Polycystic ovary syndrome (PCOS) is the most common endocrine disease found in women in the fertile age range, and it affects an estimated 5%-10% of the population. Estimates show that approximately 105 million women worldwide between the ages of 15 and 49 have PCOS. Polycystic ovary syndrome is a disease with many causes that include genetics and environmental factors (inadequate diet, sedentary lifestyle). It is characterized by irregular menstruation, hyperandrogenism, infertility (no ovulation), obesity and insulin resistance.
1) What are the main symptoms of polycystic ovary syndrome?
It can manifest itself in various ways: menstrual and reproductive disorders, acne, hirsutism (excessive hair growth) and in the mid and long term it can include metabolic diseases and a higher risk of developing a cardiovascular disease and even cancer. Among the causes of female infertility, 35% include ovulatory disorders and of these, 80% are the consequences of polycystic ovary syndrome.
2) What are the therapeutic possibilities for treating Polycystic Ovary Syndrome?
The choice of treatment depends on the goal. Is it to treat menstrual irregularity? A metabolic disorder? Infertility? For each goal, there are a variety of options. In terms of infertility, the treatment is to basically restore ovulation. However, before the treatment, the couple must undergo minimal testing (Fallopian tube permeability and semen analysis) to exclude any other causes of infertility. An important part of treatment involves guidelines for changing life styles, especially in regards to losing weight. Studies reveal that over half the patients with PCOS are obese and obesity is related to failed fertility treatments, a higher risk for miscarriages and complications late in pregnancies (hypertensive disorders, diabetes, etc).
3) What is the treatment for Polycystic Ovary Syndrome Infertility?
When the syndrome is the only cause for a couple's infertility, the treatment consists of medically induced ovulation. The first choice for medication is clomiphene citrate (CC). However, 30% of patients with PCOS do not respond to this medication alone. In these cases we have a few options, such as including other medications (metformin, gonadotropins), the isolated use of gonadotropins or surgical treatment, cauterization of the ovarian follicles through videolaparoscopy (called ovarian drilling). These options increase the chances of success. The choice will depend on an individual evaluation of each case.
Treatment with gonadotropins in these patients must be extremely cautious, because patients with PCOS have a higher risk of developing a complication called ovarian hyperstimulation syndrome (OHSS). In short, PCOS is a complex disease, and infertility is one of the most complicated aspects of it. There are a number of possibilities for treatment which must be evaluated individually. The only treatment that should be used for the vast majority of these patients is life style changes, especially dieting for weight loss and regular physical activity.
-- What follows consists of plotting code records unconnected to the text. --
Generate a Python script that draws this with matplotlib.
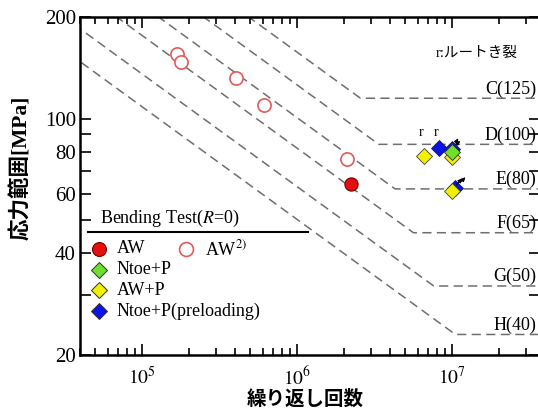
import numpy as np
import matplotlib
matplotlib.use('Agg')
import matplotlib.pyplot as plt
from matplotlib.ticker import NullFormatter

plt.rcParams['font.family'] = ['Liberation Serif', 'Noto Sans CJK JP']
plt.rcParams['mathtext.fontset'] = 'stix'

# S-N design classes (JSSC): stress range at 2e6 cycles and cut-off limit
class_names = ['C(125)', 'D(100)', 'E(80)', 'F(65)', 'G(50)', 'H(40)']
class_ref = [125, 100, 80, 65, 50, 40]
class_cutoff = [115, 84, 62, 46, 32, 23]

# test data
aw_ref_N = [1.68e5, 1.79e5, 4.04e5, 6.1e5, 2.1e6]
aw_ref_S = [155, 147, 132, 110, 76]
aw_N = [2.24e6]
aw_S = [64]
ntoe_N = [1.0e7]
ntoe_S = [79.5]
awp_N = [6.6e6, 1.0e7, 1.0e7]
awp_S = [77.5, 77.0, 61.0]
pre_N = [8.2e6, 1.0e7, 1.05e7]
pre_S = [81.7, 81.5, 62.5]
root_N = [6.3e6, 7.9e6]
root_S = [87, 87]

GREEN = '#6ee02a'
YELLOW = '#f2f000'
BLUE = '#0a14e6'
RED = '#e41010'
PINK = '#e25a5a'

fig = plt.figure(figsize=(5.38, 4.11), dpi=100)
ax = fig.add_axes([0.1487, 0.1363, 0.855, 0.8223])
ax.set_xscale('log')
ax.set_yscale('log')
ax.set_xlim(3.98e4, 3.7e7)
ax.set_ylim(20, 200)

# S-N lines (slope m=3)
for name, ref, cut in zip(class_names, class_ref, class_cutoff):
    knee = 2e6 * (ref / cut) ** 3
    N = np.array([1e4, knee, 1e8])
    S = np.array([ref * (1e4 / 2e6) ** (-1 / 3), cut, cut])
    ax.plot(N, S, ls=(0, (6, 3.5)), color='#6e6e6e', lw=1.1, zorder=1)
    ax.text(3.52e7, cut * 1.005, name, ha='right', va='bottom', fontsize=13,
            family='Liberation Serif', zorder=2)

ax.plot(aw_ref_N, aw_ref_S, 'o', ms=9.5, mfc='white', mec=PINK, mew=1.2, zorder=3)
ax.plot(aw_N, aw_S, 'o', ms=9.5, mfc=RED, mec='#700000', mew=0.8, zorder=3)
ax.plot(pre_N[2:], pre_S[2:], 'D', ms=8.5, mfc=BLUE, mec='#202020', mew=0.6, zorder=3)
ax.plot(awp_N, awp_S, 'D', ms=8.5, mfc=YELLOW, mec='#404040', mew=0.6, zorder=4)
ax.plot(ntoe_N, ntoe_S, 'D', ms=8.5, mfc=GREEN, mec='#303030', mew=0.6, zorder=5)
ax.plot(pre_N[:2], pre_S[:2], 'D', ms=8.5, mfc=BLUE, mec='#202020', mew=0.6, zorder=4)

for n, s in zip(root_N, root_S):
    ax.text(n, s, 'r', ha='center', va='bottom', fontsize=10, family='Liberation Serif')

# run-out arrows
arr = dict(arrowstyle='-|>', lw=0.8, color='black', mutation_scale=6)
ax.annotate('', xy=(1.17e7, 87), xytext=(1.03e7, 83), arrowprops=arr, zorder=6)
ax.annotate('', xy=(1.12e7, 89), xytext=(1.06e7, 85), arrowprops=arr, zorder=6)
ax.annotate('', xy=(1.2e7, 67.5), xytext=(1.04e7, 63), arrowprops=arr, zorder=6)
ax.annotate('', xy=(1.26e7, 68), xytext=(1.1e7, 64), arrowprops=arr, zorder=6)

ax.text(0.863, 0.893, 'r:ルートき裂', transform=ax.transAxes, ha='center', va='center',
        fontsize=10.5)

# legend box
tr = ax.transAxes
ax.plot([0.017, 0.496], [0.364, 0.364], color='black', lw=1.5, transform=tr, clip_on=False)
ax.text(0.196, 0.372, 'Bending Test($R$=0)', transform=tr, ha='center', va='bottom', fontsize=13)
lx, tx = 0.041, 0.080
rows = [0.3136, 0.2515, 0.192, 0.130]
ax.plot([lx], [rows[0]], 'o', ms=10, mfc=RED, mec='#700000', mew=0.8, transform=tr)
ax.text(tx, rows[0], 'AW', transform=tr, va='center', fontsize=13)
ax.plot([0.230], [rows[0]], 'o', ms=10, mfc='white', mec=PINK, mew=1.2, transform=tr)
ax.text(0.272, rows[0], 'AW$^{2)}$', transform=tr, va='center', fontsize=13)
for y, c, lab in zip(rows[1:], [GREEN, YELLOW, BLUE], ['Ntoe+P', 'AW+P', 'Ntoe+P(preloading)']):
    ax.plot([lx], [y], 'D', ms=8.5, mfc=c, mec='#303030', mew=0.7, transform=tr)
    ax.text(tx, y, lab, transform=tr, va='center', fontsize=13)

# ticks
ax.set_xticks([1e5, 1e6, 1e7])
ax.set_xticklabels(['$10^{5}$', '$10^{6}$', '$10^{7}$'], fontsize=14)
ax.xaxis.set_minor_formatter(NullFormatter())
yt = [20, 30, 40, 50, 60, 70, 80, 90, 100, 200]
ax.set_yticks(yt)
ax.set_yticklabels([str(v) if v in (20, 40, 60, 80, 100, 200) else '' for v in yt], fontsize=15)
ax.yaxis.set_minor_locator(matplotlib.ticker.NullLocator())
ax.tick_params(which='both', direction='in', top=True, right=True, width=1.2)
ax.tick_params(which='major', length=8)
ax.tick_params(which='minor', length=5)
ax.tick_params(axis='x', pad=8)
ax.tick_params(axis='y', pad=3)
for sp in ax.spines.values():
    sp.set_linewidth(1.8)

ax.set_xlabel('繰り返し回数', fontsize=14, fontweight='bold', va='center')
ax.xaxis.set_label_coords(0.489, -0.13)
ax.set_ylabel('応力範囲[MPa]', fontsize=15.5, fontweight='bold', va='center')
ax.yaxis.set_label_coords(-0.128, 0.553)

fig.savefig('out.png', dpi=100)
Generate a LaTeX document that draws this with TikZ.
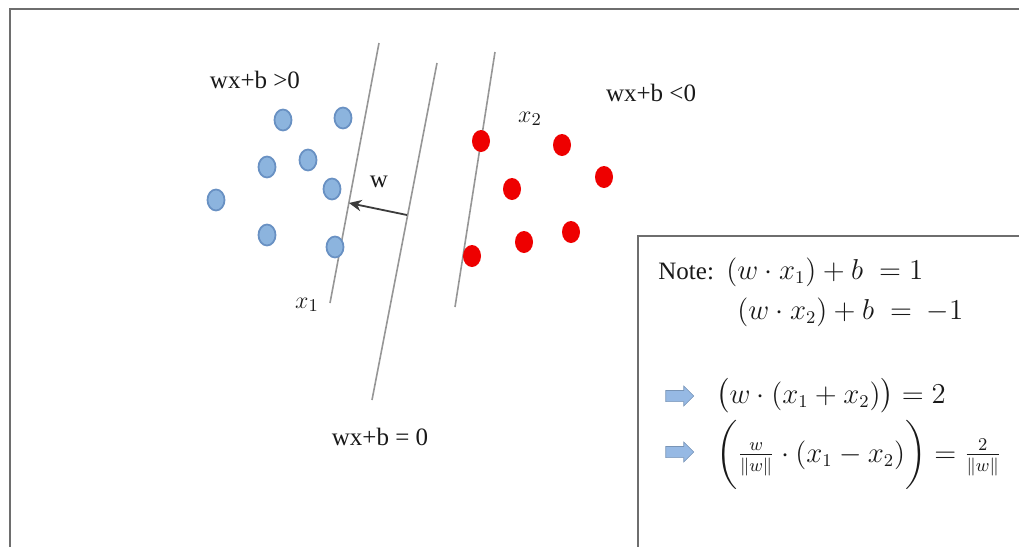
\documentclass[tikz,border=0pt]{standalone}
\usepackage{fontspec}
\setmainfont{Liberation Serif}
\usepackage{amsmath}
\usetikzlibrary{arrows.meta, shapes.geometric, shapes.arrows}
\definecolor{lineGray}{RGB}{150,150,150}
\definecolor{frameGray}{RGB}{110,110,110}
\definecolor{dotBlue}{RGB}{140,180,222}
\definecolor{dotBlueEdge}{RGB}{105,145,195}
\definecolor{dotRed}{RGB}{238,0,0}
\definecolor{arrowBlue}{RGB}{150,185,228}
\definecolor{darkText}{RGB}{25,25,25}
\tikzset{
    bluedot/.style={
        ellipse,
        fill=dotBlue,
        draw=dotBlueEdge,
        line width=0.9pt,
        minimum width=8.5pt,
        minimum height=10.5pt,
        inner sep=0pt
    },
    reddot/.style={
        ellipse,
        fill=dotRed,
        minimum width=9pt,
        minimum height=11pt,
        inner sep=0pt
    },
    hyperplane/.style={draw=lineGray, line width=0.8pt},
    warrow/.style={-{Stealth[length=2.2mm, width=2mm]}, line width=0.9pt, draw=darkText!85},
    frameline/.style={draw=frameGray, line width=1.2pt},
    label/.style={font=\fontsize{12.5}{14}\selectfont, text=darkText, inner sep=1pt},
    notetext/.style={font=\fontsize{12.5}{14}\selectfont, text=darkText, anchor=base west, inner sep=0pt},
    fatarrow/.style={
        single arrow,
        fill=arrowBlue,
        draw=arrowBlue!80!black,
        line width=0.3pt,
        minimum height=14pt,
        minimum width=10pt,
        single arrow head extend=2.2pt,
        inner sep=2.6pt
    }
}
\newcommand{\notemath}[1]{{\fontsize{13.5}{15}\selectfont$#1$}}

\begin{document}
\begin{tikzpicture}[x=0.5pt, y=-0.5pt]
    \useasboundingbox (0,0) rectangle (1019,547);
    % outer frame
    \draw[frameline] (10,547) -- (10,9) -- (1019,9);

    % hyperplanes
    \coordinate (h1top) at (379,43);
    \coordinate (h1bot) at (330,303);
    \coordinate (h0top) at (437,63);
    \coordinate (h0bot) at (372,400);
    \coordinate (h2top) at (495,52);
    \coordinate (h2bot) at (455,307);
    \draw[hyperplane] (h1top) -- (h1bot);
    \draw[hyperplane] (h0top) -- (h0bot);
    \draw[hyperplane] (h2top) -- (h2bot);

    % normal vector
    \coordinate (wstart) at (407,215);
    \coordinate (wtip) at (349,203);
    \draw[warrow] (wstart) -- (wtip);
    \node[label] (wlab) at (379,182) {w};

    % positive class
    \node[bluedot] (b1) at (283,120) {};
    \node[bluedot] (b2) at (343,118) {};
    \node[bluedot] (b3) at (267,167) {};
    \node[bluedot] (b4) at (308,160) {};
    \node[bluedot] (b5) at (332,189) {};
    \node[bluedot] (b6) at (216,200) {};
    \node[bluedot] (b7) at (267,235) {};
    \node[bluedot] (b8) at (335,247) {};

    % negative class
    \node[reddot] (r1) at (481,141) {};
    \node[reddot] (r2) at (562,145) {};
    \node[reddot] (r3) at (512,189) {};
    \node[reddot] (r4) at (604,177) {};
    \node[reddot] (r5) at (472,256) {};
    \node[reddot] (r6) at (524,242) {};
    \node[reddot] (r7) at (571,232) {};

    % region labels
    \node[label] (pos) at (255,80) {wx+b >0};
    \node[label] (neg) at (651,93) {wx+b <0};
    \node[label] (bound) at (380,437) {wx+b = 0};
    \node[label] (x2lab) at (530,119) {$x_2$};
    \node[label] (x1lab) at (307,305) {$x_1$};

    % note box
    \draw[frameline] (638,547) -- (638,236) -- (1019,236);
    \node[notetext] (note1) at (658,279) {Note:\ \ \notemath{(w\cdot x_1)+b\;=1}};
    \node[notetext] (note2) at (737,319) {\notemath{(w\cdot x_2)+b\;=\ -1}};
    \node[fatarrow] (imp1) at (677,396) {};
    \node[fatarrow] (imp2) at (677,452) {};
    \node[notetext] (note3) at (716,403) {\notemath{\bigl(w\cdot(x_1+x_2)\bigr)=2}};
    \node[notetext] (note4) at (716,462) {\notemath{\biggl(\tfrac{w}{\lVert w\rVert}\cdot(x_1-x_2)\biggr)=\tfrac{2}{\lVert w\rVert}}};
\end{tikzpicture}
\end{document}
This first step will certainly facilitate complementary treatment if it is necessary. 4) Is there a technique that can be used to reduce the risk of hyperstimulation? We currently provide a new treatment alternative for these patients, which is the maturation of ova in the laboratory (IVM). To use this technique, we collect immature ova from patients with PCOS and we mature them in the laboratory. When these ova are mature, they are fertilized and then the embryos are transferred to the patient's uterus. This technique eliminates the risk of hyperstimulation.